In the listing that follows, retype every line from the first through the one containing "[16.07,3.6e-10],[16.2,1.2e-10],[16.3,0.3e-10],[16.4,0],[30,0]];". Pictures are to be left out.

= = =

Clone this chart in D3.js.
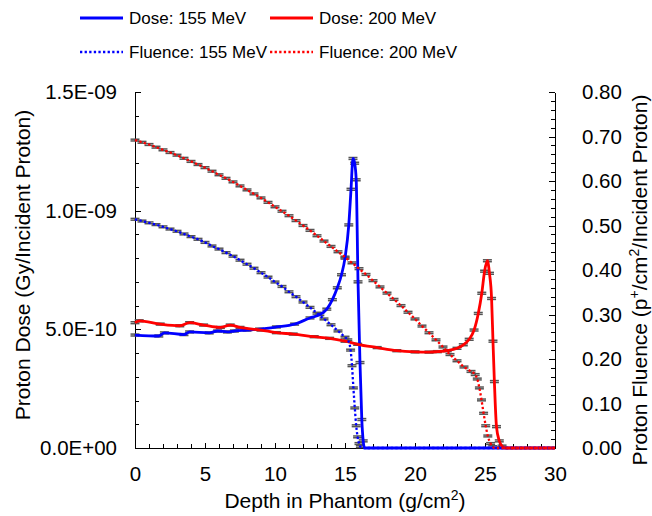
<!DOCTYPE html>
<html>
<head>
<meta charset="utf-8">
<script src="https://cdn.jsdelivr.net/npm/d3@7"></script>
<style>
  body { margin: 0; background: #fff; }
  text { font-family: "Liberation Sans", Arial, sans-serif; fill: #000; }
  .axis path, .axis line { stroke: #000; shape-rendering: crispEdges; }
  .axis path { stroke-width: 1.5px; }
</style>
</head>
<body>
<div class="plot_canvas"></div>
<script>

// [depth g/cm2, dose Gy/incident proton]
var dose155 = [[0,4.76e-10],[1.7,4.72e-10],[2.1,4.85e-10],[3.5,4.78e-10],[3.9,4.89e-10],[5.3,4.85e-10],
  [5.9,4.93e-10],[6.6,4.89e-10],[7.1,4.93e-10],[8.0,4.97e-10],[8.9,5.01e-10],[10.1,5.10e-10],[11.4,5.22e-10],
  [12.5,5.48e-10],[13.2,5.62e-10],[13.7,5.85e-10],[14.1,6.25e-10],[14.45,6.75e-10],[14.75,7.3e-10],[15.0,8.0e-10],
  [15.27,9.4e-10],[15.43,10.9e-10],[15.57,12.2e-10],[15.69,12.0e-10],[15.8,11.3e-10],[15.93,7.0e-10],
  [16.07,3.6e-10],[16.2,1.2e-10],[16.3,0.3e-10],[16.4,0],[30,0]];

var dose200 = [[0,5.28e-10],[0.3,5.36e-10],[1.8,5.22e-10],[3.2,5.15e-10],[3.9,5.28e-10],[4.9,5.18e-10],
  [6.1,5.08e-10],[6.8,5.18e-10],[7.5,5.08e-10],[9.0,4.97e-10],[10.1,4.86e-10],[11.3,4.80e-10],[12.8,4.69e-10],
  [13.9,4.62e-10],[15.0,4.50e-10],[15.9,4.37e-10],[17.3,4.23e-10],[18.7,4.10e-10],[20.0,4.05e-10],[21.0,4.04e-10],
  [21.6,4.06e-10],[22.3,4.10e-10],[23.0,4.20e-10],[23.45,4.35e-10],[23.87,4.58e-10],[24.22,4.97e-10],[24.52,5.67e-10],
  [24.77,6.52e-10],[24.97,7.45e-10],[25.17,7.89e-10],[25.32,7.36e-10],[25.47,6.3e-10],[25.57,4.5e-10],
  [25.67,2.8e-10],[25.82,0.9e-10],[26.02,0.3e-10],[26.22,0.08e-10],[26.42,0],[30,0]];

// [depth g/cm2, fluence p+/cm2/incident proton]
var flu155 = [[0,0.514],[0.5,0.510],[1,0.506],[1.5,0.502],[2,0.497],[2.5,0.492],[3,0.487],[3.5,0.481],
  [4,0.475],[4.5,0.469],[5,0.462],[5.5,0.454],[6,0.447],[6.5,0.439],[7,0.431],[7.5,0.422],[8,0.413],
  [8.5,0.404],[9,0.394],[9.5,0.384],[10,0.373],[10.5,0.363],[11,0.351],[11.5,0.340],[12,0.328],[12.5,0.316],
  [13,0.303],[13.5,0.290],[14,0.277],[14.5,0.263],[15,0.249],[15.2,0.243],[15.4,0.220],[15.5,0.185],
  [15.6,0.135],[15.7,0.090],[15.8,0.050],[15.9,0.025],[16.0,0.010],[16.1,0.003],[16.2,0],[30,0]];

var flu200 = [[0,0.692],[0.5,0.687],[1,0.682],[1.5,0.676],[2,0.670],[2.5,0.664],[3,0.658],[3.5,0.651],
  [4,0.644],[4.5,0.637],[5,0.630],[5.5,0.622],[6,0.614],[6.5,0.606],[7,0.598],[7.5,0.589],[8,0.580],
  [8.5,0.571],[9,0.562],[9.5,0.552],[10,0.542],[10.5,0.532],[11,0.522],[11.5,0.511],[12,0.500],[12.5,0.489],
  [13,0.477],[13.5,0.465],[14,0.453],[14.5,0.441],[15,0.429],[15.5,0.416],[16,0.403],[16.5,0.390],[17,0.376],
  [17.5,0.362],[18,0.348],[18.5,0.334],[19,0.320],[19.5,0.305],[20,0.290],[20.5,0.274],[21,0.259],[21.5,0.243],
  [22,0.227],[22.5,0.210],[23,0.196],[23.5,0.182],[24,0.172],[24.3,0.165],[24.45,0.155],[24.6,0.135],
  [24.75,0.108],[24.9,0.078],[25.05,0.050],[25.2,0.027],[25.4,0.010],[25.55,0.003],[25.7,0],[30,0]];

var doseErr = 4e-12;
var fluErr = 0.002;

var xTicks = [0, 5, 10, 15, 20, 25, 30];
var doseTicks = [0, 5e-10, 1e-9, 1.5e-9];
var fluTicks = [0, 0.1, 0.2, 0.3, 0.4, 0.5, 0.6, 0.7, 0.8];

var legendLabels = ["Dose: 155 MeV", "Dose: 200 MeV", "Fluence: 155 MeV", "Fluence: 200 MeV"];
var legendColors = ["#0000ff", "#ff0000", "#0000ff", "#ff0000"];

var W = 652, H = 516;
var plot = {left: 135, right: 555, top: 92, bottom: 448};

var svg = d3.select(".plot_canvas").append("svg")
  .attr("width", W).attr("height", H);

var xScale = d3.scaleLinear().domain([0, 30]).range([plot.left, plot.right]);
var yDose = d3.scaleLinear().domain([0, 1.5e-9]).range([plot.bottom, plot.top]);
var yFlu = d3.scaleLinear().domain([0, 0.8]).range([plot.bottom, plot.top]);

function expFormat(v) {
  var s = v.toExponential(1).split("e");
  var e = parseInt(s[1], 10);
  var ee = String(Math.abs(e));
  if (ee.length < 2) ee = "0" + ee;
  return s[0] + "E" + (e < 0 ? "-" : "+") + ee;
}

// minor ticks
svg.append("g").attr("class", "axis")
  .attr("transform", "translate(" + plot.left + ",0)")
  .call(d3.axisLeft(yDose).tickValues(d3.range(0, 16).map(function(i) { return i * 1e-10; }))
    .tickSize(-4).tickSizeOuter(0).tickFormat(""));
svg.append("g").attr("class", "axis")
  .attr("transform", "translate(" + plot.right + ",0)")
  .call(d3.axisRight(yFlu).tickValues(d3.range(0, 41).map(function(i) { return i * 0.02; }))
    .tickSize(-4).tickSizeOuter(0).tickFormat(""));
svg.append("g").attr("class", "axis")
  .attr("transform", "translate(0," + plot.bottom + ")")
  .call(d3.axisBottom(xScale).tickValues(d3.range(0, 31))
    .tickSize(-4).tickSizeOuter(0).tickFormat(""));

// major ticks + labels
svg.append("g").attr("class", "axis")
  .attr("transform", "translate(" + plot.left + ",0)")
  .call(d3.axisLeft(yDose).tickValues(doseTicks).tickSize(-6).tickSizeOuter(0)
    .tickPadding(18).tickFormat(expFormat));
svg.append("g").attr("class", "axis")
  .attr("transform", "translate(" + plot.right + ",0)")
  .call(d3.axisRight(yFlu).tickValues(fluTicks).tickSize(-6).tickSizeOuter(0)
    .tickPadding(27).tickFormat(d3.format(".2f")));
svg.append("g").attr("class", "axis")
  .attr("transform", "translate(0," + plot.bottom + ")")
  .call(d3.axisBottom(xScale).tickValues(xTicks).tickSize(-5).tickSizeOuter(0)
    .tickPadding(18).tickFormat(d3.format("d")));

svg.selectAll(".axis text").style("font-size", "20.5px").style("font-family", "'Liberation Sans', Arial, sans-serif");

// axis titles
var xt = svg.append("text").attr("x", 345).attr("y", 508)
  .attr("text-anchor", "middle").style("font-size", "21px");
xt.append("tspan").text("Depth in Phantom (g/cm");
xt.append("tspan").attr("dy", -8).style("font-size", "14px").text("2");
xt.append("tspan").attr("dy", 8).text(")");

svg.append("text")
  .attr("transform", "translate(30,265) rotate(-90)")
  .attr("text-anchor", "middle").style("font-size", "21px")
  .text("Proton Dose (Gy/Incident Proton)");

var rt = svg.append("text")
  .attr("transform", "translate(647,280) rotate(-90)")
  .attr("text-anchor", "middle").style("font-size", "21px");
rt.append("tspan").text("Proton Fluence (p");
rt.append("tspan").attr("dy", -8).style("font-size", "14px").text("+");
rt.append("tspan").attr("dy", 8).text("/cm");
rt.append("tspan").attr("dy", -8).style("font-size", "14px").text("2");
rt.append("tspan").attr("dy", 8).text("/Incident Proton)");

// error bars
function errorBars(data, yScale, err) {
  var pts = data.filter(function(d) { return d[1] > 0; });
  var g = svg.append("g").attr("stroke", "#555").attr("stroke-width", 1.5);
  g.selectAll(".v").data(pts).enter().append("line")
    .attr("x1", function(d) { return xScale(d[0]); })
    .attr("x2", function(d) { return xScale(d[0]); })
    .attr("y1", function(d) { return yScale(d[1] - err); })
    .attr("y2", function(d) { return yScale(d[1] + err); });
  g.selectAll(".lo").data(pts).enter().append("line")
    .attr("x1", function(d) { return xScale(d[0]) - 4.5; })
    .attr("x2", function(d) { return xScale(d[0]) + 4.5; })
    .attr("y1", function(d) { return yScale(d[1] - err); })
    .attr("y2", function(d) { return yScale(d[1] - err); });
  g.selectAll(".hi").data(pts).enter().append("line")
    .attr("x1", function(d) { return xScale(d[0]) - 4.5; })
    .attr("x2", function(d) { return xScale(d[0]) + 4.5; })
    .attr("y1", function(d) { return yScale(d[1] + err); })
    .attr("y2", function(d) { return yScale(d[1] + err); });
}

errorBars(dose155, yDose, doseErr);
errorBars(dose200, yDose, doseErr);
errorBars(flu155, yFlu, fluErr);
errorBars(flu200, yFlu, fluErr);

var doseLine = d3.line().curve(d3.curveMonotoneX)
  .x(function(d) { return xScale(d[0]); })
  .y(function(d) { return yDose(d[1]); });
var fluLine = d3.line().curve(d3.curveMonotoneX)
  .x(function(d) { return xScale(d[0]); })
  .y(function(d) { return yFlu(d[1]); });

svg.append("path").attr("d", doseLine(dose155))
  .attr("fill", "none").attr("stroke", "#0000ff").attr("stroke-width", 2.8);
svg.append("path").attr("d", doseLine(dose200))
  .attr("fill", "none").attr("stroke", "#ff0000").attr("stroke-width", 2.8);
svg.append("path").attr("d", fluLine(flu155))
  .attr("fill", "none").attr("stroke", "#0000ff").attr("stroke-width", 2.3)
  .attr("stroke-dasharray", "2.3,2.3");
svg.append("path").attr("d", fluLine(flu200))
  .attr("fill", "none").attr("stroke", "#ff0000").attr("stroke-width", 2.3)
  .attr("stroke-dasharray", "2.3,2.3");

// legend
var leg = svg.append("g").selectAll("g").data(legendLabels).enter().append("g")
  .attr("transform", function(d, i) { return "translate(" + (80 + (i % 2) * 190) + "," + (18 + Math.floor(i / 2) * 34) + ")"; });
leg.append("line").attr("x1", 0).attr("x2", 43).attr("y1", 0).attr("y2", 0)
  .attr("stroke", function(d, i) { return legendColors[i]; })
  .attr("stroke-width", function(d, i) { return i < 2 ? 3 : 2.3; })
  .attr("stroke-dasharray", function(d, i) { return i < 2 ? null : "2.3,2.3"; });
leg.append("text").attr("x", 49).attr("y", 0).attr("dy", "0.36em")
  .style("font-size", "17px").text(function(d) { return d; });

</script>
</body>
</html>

= = =

■ Result below ■
Clone this chart in D3.js.
<!DOCTYPE html>
<html>
<head>
<meta charset="utf-8">
<script src="https://cdn.jsdelivr.net/npm/d3@7"></script>
<style>
  body { margin: 0; background: #fff; }
  text { font-family: "Liberation Sans", Arial, sans-serif; fill: #000; }
  .axis path, .axis line { stroke: #000; shape-rendering: crispEdges; }
  .axis path { stroke-width: 1.5px; }
</style>
</head>
<body>
<div class="plot_canvas"></div>
<script>

// [depth g/cm2, dose Gy/incident proton]
var dose155 = [[0,4.76e-10],[1.7,4.72e-10],[2.1,4.85e-10],[3.5,4.78e-10],[3.9,4.89e-10],[5.3,4.85e-10],
  [5.9,4.93e-10],[6.6,4.89e-10],[7.1,4.93e-10],[8.0,4.97e-10],[8.9,5.01e-10],[10.1,5.10e-10],[11.4,5.22e-10],
  [12.5,5.48e-10],[13.2,5.62e-10],[13.7,5.85e-10],[14.1,6.25e-10],[14.45,6.75e-10],[14.75,7.3e-10],[15.0,8.0e-10],
  [15.27,9.4e-10],[15.43,10.9e-10],[15.57,12.2e-10],[15.69,12.0e-10],[15.8,11.3e-10],[15.93,7.0e-10],
  [16.07,3.6e-10],[16.2,1.2e-10],[16.3,0.3e-10],[16.4,0],[30,0]];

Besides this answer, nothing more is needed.